Maybelline Queen











{December 4, 2013}   Nail Application 101

 

Back when I was in high school my mom and I would go to the nail salon every two weeks for a mani, and once a month we’d include a pedi. It’s one of the luxurious I really miss. It was such a treat to always have freshly painted nails, but since I’ve been on my own I’ve fallen out of that routine for a number of reasons. The main one being that it’s kind of an expensive habit—something I’ve realized since moving away from home. Sure, it’s nice to have an hour of pampering, but I’m not willing to spend an extra $70+ a month just to have my nails done by a pro. And since I’m a self-proclaimed polish hoarder, I’ve got plenty of colors to work with.
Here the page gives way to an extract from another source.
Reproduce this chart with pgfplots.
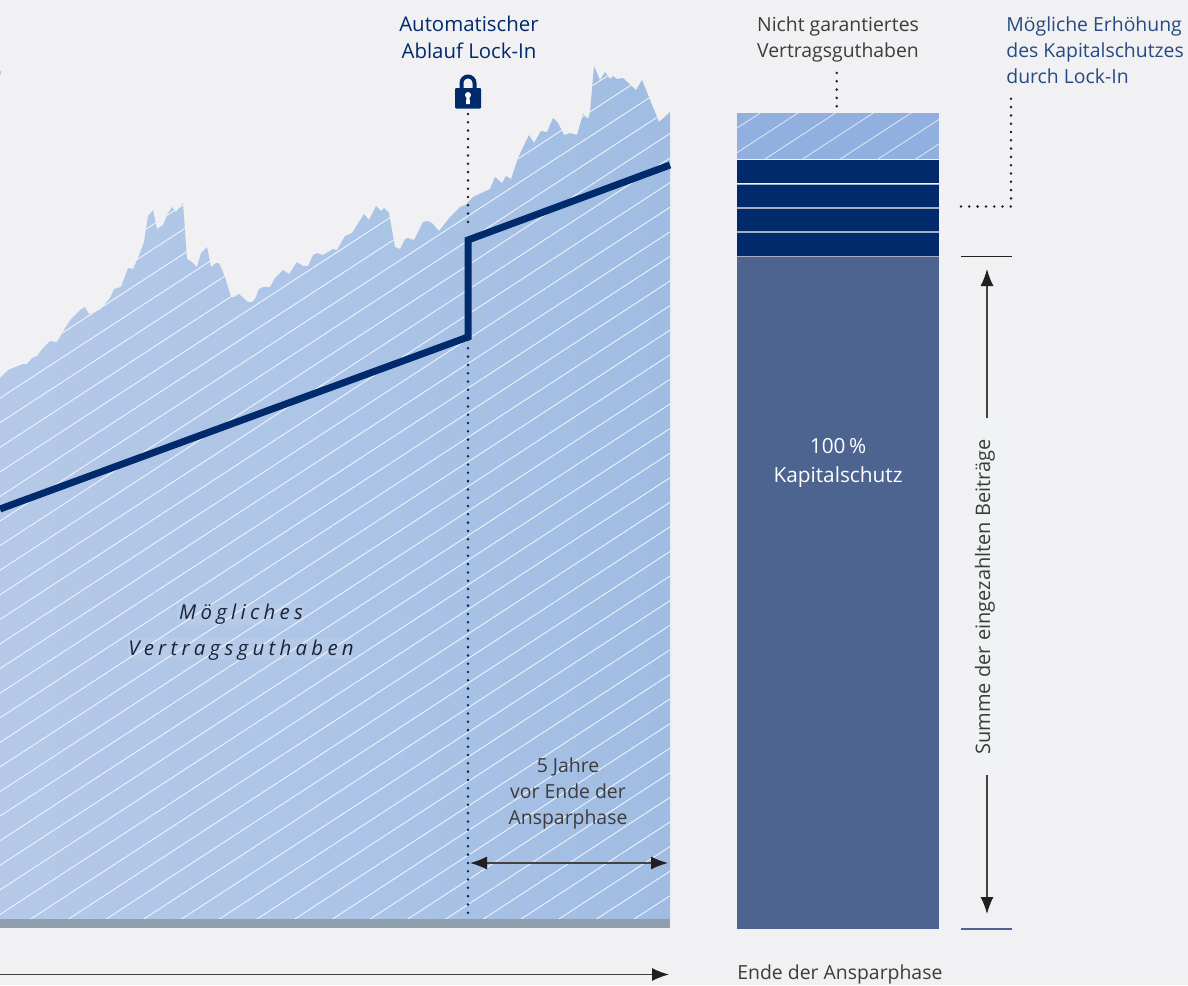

Practice obviously helps, but getting insider tips can really perfect your technique. Here, ill break down how to properly apply polish, even with your non-dominant hand!

Prep nails first

Before you do any colour, you always want to prep your nails. This step is usually overlooked, but there’s always a buildup of dead skin on your nail plate. You can get rid of it with a cuticle eraser or remover—it actually helps keep the polish on longer, as lacquer won’t stick well to that dead skin. File and remove any leftover debris on your nails with acetone, polish remover, or a nail-cleansing solution. After you’ve finished prepping, apply a base coat. This will act almost like double-sided tape, keeping your polish on your nails.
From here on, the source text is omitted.